DW Türkçe
Rusya Devlet Başkanı Vladimir Putin Federal Meclis üyelerine hitaben yaptığı konuşmada orta menzilli nükleer kuvvetler anlaşmasını fesheden ABD'ye rest çekti ve Avrupa'da Amerikan nükleer füzeleri üslendirildiği takdirde bu duruma asimetrik adımlarla karşılık vereceklerini söyledi. Frankfurter Allgemeine Zeitung (FAZ) Putin'in konuşmasını şöyle değerlendiriyor:
"Vladimir Putin kendini güçlü, iş bitirici ve problem çözücü lider olarak göstermeye çalışıyor ama 20 yıllık iktidarının kusurlarının sorumluluğunu üstlenmeye yanaşmıyor. Bu kusurlardan bazıları onun tesis ettiği iktidar piramidinin temel parçalarını oluşturuyor. Devlet gücünün şirketler üzerindeki keyfi uygulamaları buna örnek gösterilebilir. Putin yıllardır devam eden saldırgan dış politikasıyla Rusya'nın iç sorunlarını çözmese de üzerlerine ciddi bir şekilde bile gitmeyen rejiminin beceriksizliğini örtbas etmeye çalışıyor. Bu endişe verici bir durumdur.”
Süddeutsche Zeitung Putin'in ulusun durumuna ilişkin konuşmasına şu satırları ayırmış:
"Putin uzun zamandır huzursuzluk yaratan ve anket değerlerinin düşmesine yol açan konuları sıraladı. Bu açıdan başarılı bir strateji izlediği söylenebilir. Kendini halkın sorunlarına eğilen bir hükümdar gibi gösteriyor. Sorumluluğun faturasını da açıkça ifade etmeksizin idari bölgelerle bakanlıklardaki politikacılara kesiyor. Konuşmasında ‘hükümetten rica ediyorum' ve ‘Duma'nın dikkatini bu konuya çekmek isterim' gibi sözler sarf etti. Bahane istemediğini söyledi. Bu tarzıyla kendine büyük vaatlerde bulunma imkânı yarattı. Örneğin 2021 yılına kadar ekonomik büyüme hızını yüzde 3'e çıkaracaklarını ya da yurt dışında çok tutulan organik Rus ürünleri etiketi yaratacaklarını söyledi. Durumun düzeleceğini de Putin'e verilen desteğin artacağını da kimse garanti edemez.”
Frankfurter Allgemeine Zeitung Britanya'nın iki büyük siyasi partisindeki toplu istifaların Brexit anlaşmazlığından kaynaklanan krizi daha da tırmandıracağını yazıyor:
"Avam Kamarası'ndaki bağımsızlar grubu sayıca liberal demokratlarla eşit duruma geldi.

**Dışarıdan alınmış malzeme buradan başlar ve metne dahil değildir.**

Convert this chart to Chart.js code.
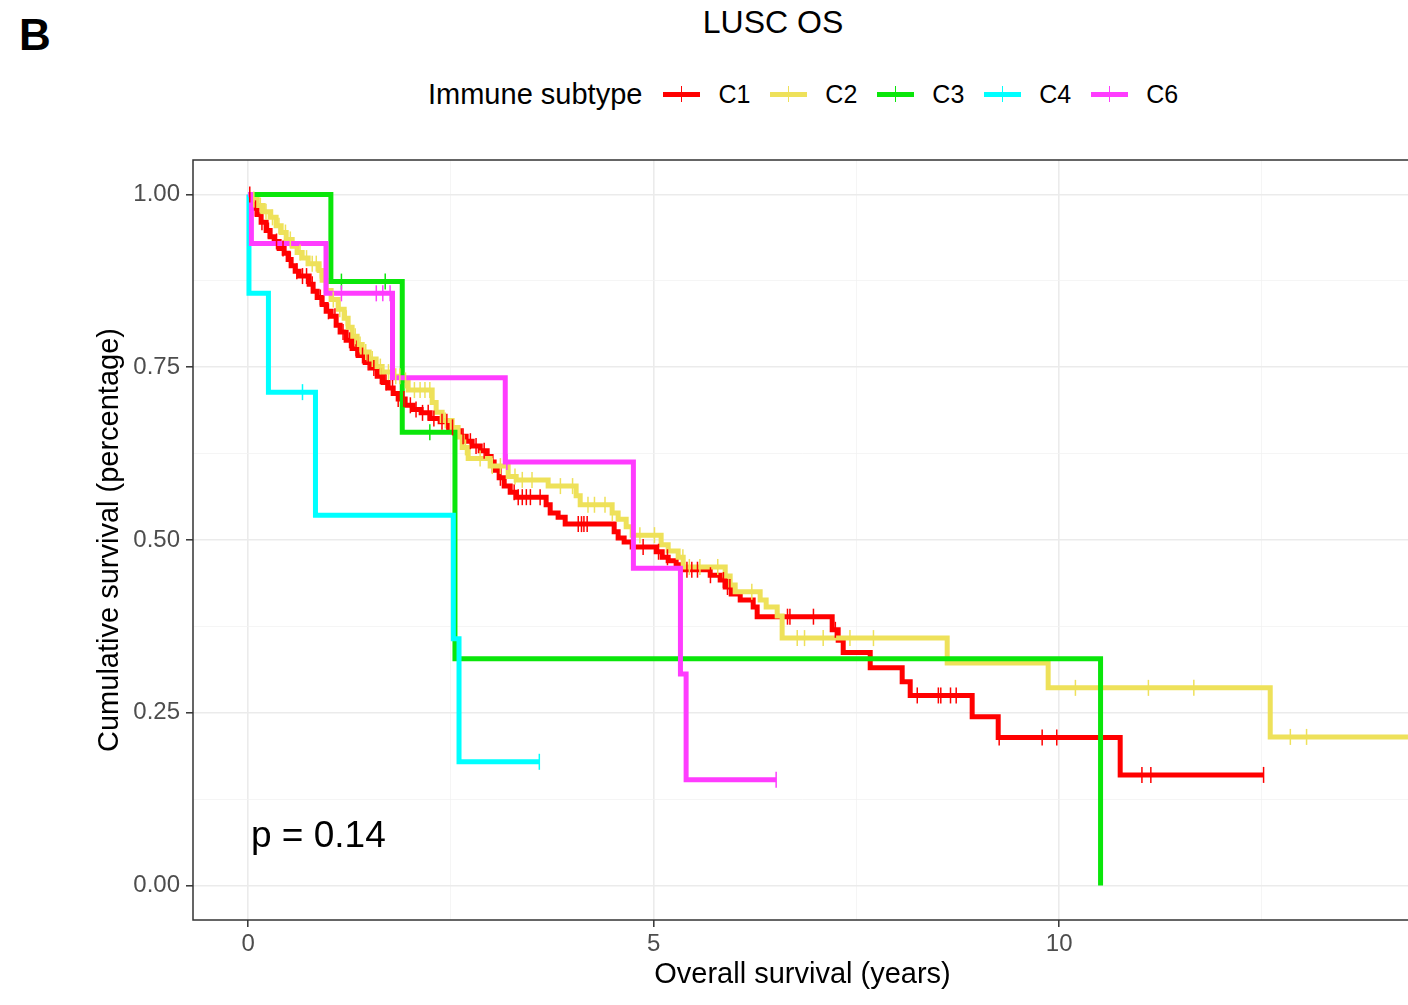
<!DOCTYPE html>
<html>
<head>
<meta charset="utf-8">
<script src="https://cdn.jsdelivr.net/npm/chart.js"></script>
<style>
  html, body { margin: 0; padding: 0; background: #fff; overflow: hidden; }
  body { width: 1408px; height: 1005px; position: relative; font-family: "Liberation Sans", Arial, sans-serif; }
  #chart { position: absolute; left: 0; top: 0; }
  .txt { position: absolute; white-space: nowrap; line-height: 1; color: #000; }
  #legend { position: absolute; left: 428px; top: 79px; height: 30px; display: flex; align-items: center; font-size: 29px; white-space: nowrap; }
  #legend .sw { position: relative; width: 37px; height: 5px; margin-right: 18px; }
  #legend .sw i { position: absolute; left: 17.5px; top: -5.5px; width: 1.5px; height: 16px; }
  #legend .lab { margin-right: 20px; font-size: 25px; }
</style>
</head>
<body>
<div class="txt" style="left:19px;top:13px;font-size:44px;font-weight:bold">B</div>
<div class="txt" style="left:773px;top:6px;font-size:32px;transform:translateX(-50%)">LUSC OS</div>
<div id="legend"><span style="margin-right:21px">Immune subtype</span></div>
<canvas id="chart" width="1412" height="1005"></canvas>
<script>
// survival curves (time in years, survival after each step)
const c1Time = [0, 0.025, 0.062, 0.111, 0.160, 0.222, 0.271, 0.321, 0.382, 0.444, 0.493, 0.530, 0.580, 0.629, 0.752, 0.801, 0.851, 0.912, 0.962, 1.023,
  1.085, 1.134, 1.208, 1.282, 1.356, 1.443, 1.517, 1.591, 1.665, 1.726, 1.788, 1.850, 1.936, 2.035, 2.133, 2.244, 2.367, 2.478, 2.552, 2.614,
  2.688, 2.762, 2.861, 2.947, 2.996, 3.033, 3.095, 3.157, 3.231, 3.305, 3.674, 3.724, 3.822, 3.909, 4.513, 4.562, 4.636, 4.735, 5.031, 5.105,
  5.179, 5.277, 5.351, 5.697, 5.820, 5.882, 5.956, 6.067, 6.227, 6.276, 7.201, 7.275, 7.337, 7.670, 8.064, 8.163, 8.927, 9.248, 10.752, 12.515];
const c1Surv = [1, 0.991, 0.980, 0.971, 0.960, 0.948, 0.939, 0.932, 0.922, 0.915, 0.906, 0.897, 0.889, 0.882, 0.870, 0.860, 0.851, 0.841, 0.831, 0.824,
  0.811, 0.801, 0.789, 0.777, 0.767, 0.757, 0.749, 0.737, 0.728, 0.720, 0.712, 0.704, 0.695, 0.689, 0.684, 0.676, 0.671, 0.663, 0.658, 0.650,
  0.643, 0.636, 0.629, 0.621, 0.613, 0.601, 0.590, 0.578, 0.569, 0.562, 0.551, 0.539, 0.533, 0.523, 0.512, 0.503, 0.497, 0.490, 0.483, 0.475,
  0.470, 0.464, 0.457, 0.449, 0.442, 0.432, 0.422, 0.413, 0.403, 0.389, 0.370, 0.355, 0.337, 0.315, 0.295, 0.275, 0.244, 0.214, 0.160, 0.160];
const c1Censor = [0.02, 0.09, 0.17, 0.25, 0.35, 0.43, 0.52, 0.60, 0.67, 0.72, 0.79, 0.89, 0.99, 1.07, 1.17, 1.25, 1.33, 1.41, 1.48, 1.55,
  1.63, 1.70, 1.78, 1.85, 1.92, 2.00, 2.07, 2.15, 2.22, 2.29, 2.39, 2.45, 2.52, 2.65, 2.74, 2.81, 2.91, 3.11, 3.28, 3.33,
  3.38, 3.43, 3.48, 3.60, 4.07, 4.11, 4.14, 4.18, 4.87, 5.06, 5.17, 5.41, 5.47, 5.54, 5.70, 5.86, 5.91, 5.94, 6.65, 6.68,
  6.97, 7.24, 8.25, 8.51, 8.54, 8.66, 8.73, 9.26, 9.79, 9.97, 11.02, 11.13, 12.52];

const c2Time = [0, 0.049, 0.111, 0.185, 0.271, 0.345, 0.407, 0.469, 0.543, 0.604, 0.666, 0.740, 0.875, 0.912, 0.962, 1.023, 1.110, 1.184, 1.233, 1.282,
  1.344, 1.406, 1.492, 1.578, 1.652, 1.776, 1.899, 1.973, 2.269, 2.318, 2.392, 2.515, 2.589, 2.639, 2.713, 2.984, 3.206, 3.305, 3.699, 4.044,
  4.094, 4.488, 4.562, 4.661, 4.735, 5.092, 5.179, 5.302, 5.364, 5.882, 5.943, 6.005, 6.313, 6.387, 6.523, 6.584, 8.619, 9.864, 12.602, 14.3];
const c2Surv = [1, 0.993, 0.984, 0.975, 0.967, 0.955, 0.945, 0.935, 0.925, 0.916, 0.908, 0.900, 0.890, 0.876, 0.861, 0.848, 0.834, 0.821, 0.808, 0.795,
  0.783, 0.772, 0.762, 0.751, 0.743, 0.737, 0.731, 0.717, 0.699, 0.685, 0.673, 0.663, 0.649, 0.634, 0.618, 0.607, 0.592, 0.587, 0.578, 0.564,
  0.551, 0.539, 0.530, 0.519, 0.507, 0.493, 0.484, 0.475, 0.461, 0.448, 0.435, 0.425, 0.413, 0.403, 0.390, 0.358, 0.322, 0.286, 0.215, 0.215];
const c2Censor = [0.07, 0.15, 0.22, 0.30, 0.38, 0.46, 0.52, 0.64, 0.72, 0.79, 0.84, 0.89, 1.05, 1.13, 1.21, 1.32, 1.38, 1.45, 1.53, 1.63,
  1.73, 1.82, 1.87, 1.94, 2.05, 2.12, 2.18, 2.24, 2.43, 2.68, 2.86, 3.01, 3.11, 3.29, 3.38, 3.50, 3.85, 4.00, 4.19, 4.27,
  4.40, 4.49, 4.83, 5.01, 5.36, 5.44, 5.57, 5.79, 6.21, 6.77, 6.86, 7.09, 7.42, 7.71, 10.20, 11.10, 11.66, 12.85, 13.05];

const c3Time = [0, 1.02, 1.90, 2.55, 10.51];
const c3Surv = [1, 0.874, 0.656, 0.328, 0];
const c3Censor = [1.15, 1.69, 2.24];

const c4Time = [0, 0.01, 0.25, 0.83, 2.53, 2.60, 3.59];
const c4Surv = [1, 0.857, 0.714, 0.536, 0.357, 0.179, 0.179];
const c4Censor = [0.67, 3.59];

const c6Time = [0, 0.04, 0.96, 1.78, 3.17, 4.75, 5.33, 5.40, 6.51];
const c6Surv = [1, 0.929, 0.857, 0.735, 0.613, 0.459, 0.306, 0.153, 0.153];
const c6Censor = [1.15, 1.58, 1.66, 1.75, 3.19, 6.51];

const subtypes = ['C1', 'C2', 'C3', 'C4', 'C6'];
const colors = ['#FF0000', '#EEE15A', '#0AE60A', '#00FFFF', '#FF3CFF'];

const xBreaks = [0, 5, 10];
const xMinor = [2.5, 7.5, 12.5];
const yBreaks = [0, 0.25, 0.5, 0.75, 1];
const yLabels = ['0.00', '0.25', '0.50', '0.75', '1.00'];
const yMinor = [0.125, 0.375, 0.625, 0.875];
const pText = 'p = 0.14';

const FONT = '"Liberation Sans", Arial, sans-serif';

function survAt(times, surv, t) {
  let s = surv[0];
  for (let i = 0; i < times.length; i++) if (times[i] <= t) s = surv[i];
  return s;
}

const curves = [
  [c1Time, c1Surv, c1Censor],
  [c2Time, c2Surv, c2Censor],
  [c3Time, c3Surv, c3Censor],
  [c4Time, c4Surv, c4Censor],
  [c6Time, c6Surv, c6Censor]
];

const datasets = [];
curves.forEach(([times, surv, cens], i) => {
  datasets.push({
    label: subtypes[i],
    data: times.map((t, k) => ({ x: t, y: surv[k] })),
    showLine: true,
    stepped: true,
    borderColor: colors[i],
    borderWidth: 5,
    pointRadius: 0,
    fill: false,
    order: 10 - i
  });
  datasets.push({
    label: subtypes[i] + ' censor',
    data: cens.map(t => ({ x: t, y: survAt(times, surv, t) })),
    showLine: false,
    pointStyle: 'line',
    rotation: 90,
    pointRadius: 8,
    pointBorderWidth: 1.5,
    borderColor: colors[i],
    backgroundColor: colors[i],
    order: 5 - i
  });
});

// legend in html
const legend = document.getElementById('legend');
subtypes.forEach((name, i) => {
  const sw = document.createElement('div');
  sw.className = 'sw';
  sw.style.background = colors[i];
  const tk = document.createElement('i');
  tk.style.background = colors[i];
  sw.appendChild(tk);
  const lab = document.createElement('span');
  lab.className = 'lab';
  lab.textContent = name;
  legend.appendChild(sw);
  legend.appendChild(lab);
});

const panel = {
  id: 'panel',
  afterDatasetsDraw(chart) {
    const { ctx, chartArea, scales } = chart;
    ctx.save();
    ctx.fillStyle = '#000';
    ctx.font = '37px ' + FONT;
    ctx.textBaseline = 'alphabetic';
    ctx.textAlign = 'left';
    ctx.fillText(pText, scales.x.getPixelForValue(0.035), scales.y.getPixelForValue(0.055));
    ctx.strokeStyle = '#333333';
    ctx.lineWidth = 1.5;
    ctx.strokeRect(chartArea.left, chartArea.top, chartArea.right - chartArea.left, chartArea.bottom - chartArea.top);
    ctx.restore();
  }
};

const xTicks = xBreaks.concat(xMinor).sort((a, b) => a - b);
const yTicks = yBreaks.concat(yMinor).sort((a, b) => a - b);

new Chart(document.getElementById('chart'), {
  type: 'scatter',
  data: { datasets },
  options: {
    responsive: false,
    animation: false,
    layout: { autoPadding: false, padding: { left: 0, right: 0, top: 160, bottom: 0 } },
    plugins: {
      legend: { display: false },
      tooltip: { enabled: false }
    },
    scales: {
      x: {
        type: 'linear',
        min: -0.68,
        max: 14.35,
        afterBuildTicks: s => { s.ticks = xTicks.map(v => ({ value: v })); },
        afterFit: s => { s.height = 85; },
        border: { display: false },
        grid: {
          color: c => xBreaks.includes(c.tick.value) ? '#EBEBEB' : '#F3F3F3',
          lineWidth: c => xBreaks.includes(c.tick.value) ? 1.6 : 0.8,
          tickColor: c => xBreaks.includes(c.tick.value) ? '#333333' : 'rgba(0,0,0,0)',
          tickLength: 7,
          tickWidth: 1.5
        },
        ticks: {
          autoSkip: false,
          maxRotation: 0,
          padding: 3,
          color: '#4D4D4D',
          font: { size: 24, family: FONT },
          callback: v => xBreaks.includes(v) ? String(v) : ''
        },
        title: {
          display: true,
          text: 'Overall survival (years)',
          color: '#000',
          font: { size: 29, family: FONT },
          padding: { top: 0, bottom: 12.6 }
        }
      },
      y: {
        type: 'linear',
        min: -0.05,
        max: 1.05,
        afterBuildTicks: s => { s.ticks = yTicks.map(v => ({ value: v })); },
        afterFit: s => { s.width = 193; },
        border: { display: false },
        grid: {
          color: c => yBreaks.includes(c.tick.value) ? '#EBEBEB' : '#F3F3F3',
          lineWidth: c => yBreaks.includes(c.tick.value) ? 1.6 : 0.8,
          tickColor: c => yBreaks.includes(c.tick.value) ? '#333333' : 'rgba(0,0,0,0)',
          tickLength: 7,
          tickWidth: 1.5
        },
        ticks: {
          autoSkip: false,
          padding: 6,
          color: '#4D4D4D',
          font: { size: 24, family: FONT },
          callback: v => { const k = yBreaks.indexOf(v); return k >= 0 ? yLabels[k] : ''; }
        },
        title: {
          display: true,
          text: 'Cumulative survival (percentage)',
          color: '#000',
          font: { size: 29, family: FONT },
          padding: { top: 92.6, bottom: 0 }
        }
      }
    }
  },
  plugins: [panel]
});
</script>
</body>
</html>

Amma bu Muhafazakâr ve İşçi partilerinden ayrılanların yeni bir merkez partisi kuracakları anlamına gelmez. Kurdukları takdirde ise seçim yasalarına takılıp, muhtemel bir seçimde iki haneli oranda oy kazansalar bile tek bir milletvekili dahi çıkaramamaları mümkündür. Dolayısıyla istifalar daha çok iki büyük partinin içinde bulunduğu duruma isyan bayrağının açılması olarak değerlendirilmelidir. Ancak milletvekillerinin istifası her iki partinin de uyanmasına yaramışa benzemiyor. Bağımsızlar grubu önümüzdeki günlerde sayıca güçlense de durumun değişeceği sanılmıyor. Britanya sorumsuzca büyük siyasi risk altına girenlerce rehin alındı. Ülkeyi bu durumdan kurtaracak siyasi bir güç ufukta görünmüyor.”
Lüneburg'da yayımlanan Landeszeitung gazetesi Britanya'daki istifaları konu alan yorumunda şu görüşlere yer veriyor:
"Brexit sürecinde Hegel'in ‘aklın kurnazlığından' medet ummak boşuna olacağa benziyor. Ancak yine de Muhafazakâr ve İşçi partilerindeki istifalar aklın sorumluların isteğine karşı kemikleşmiş dogmaları kurnazca yıkma coşkusunun kaybolmadığını gösteriyor. İşçi Partisi'nde sosyal devrimcilik romantizmi ile Maoculuk karışımı bir tutum, Muhafazakâr Parti'de ise komplo teorilerinin Brexit'in mucize yaratacağına olan inancın iç içe girdiği bir manzara göze çarpıyor. Aklın yolundan gidenlerin belirleyici olması henüz zor görünüyor. Britanya'nın siyasi partiler sistemi kurulurken ‘aklın kurnazlığı' tatile çıkmış olmalı. Yine de istifalar Brexit'in siyasi sistemdeki mayalanmanın nasıl hızlandığına örnek oluşturuyor.”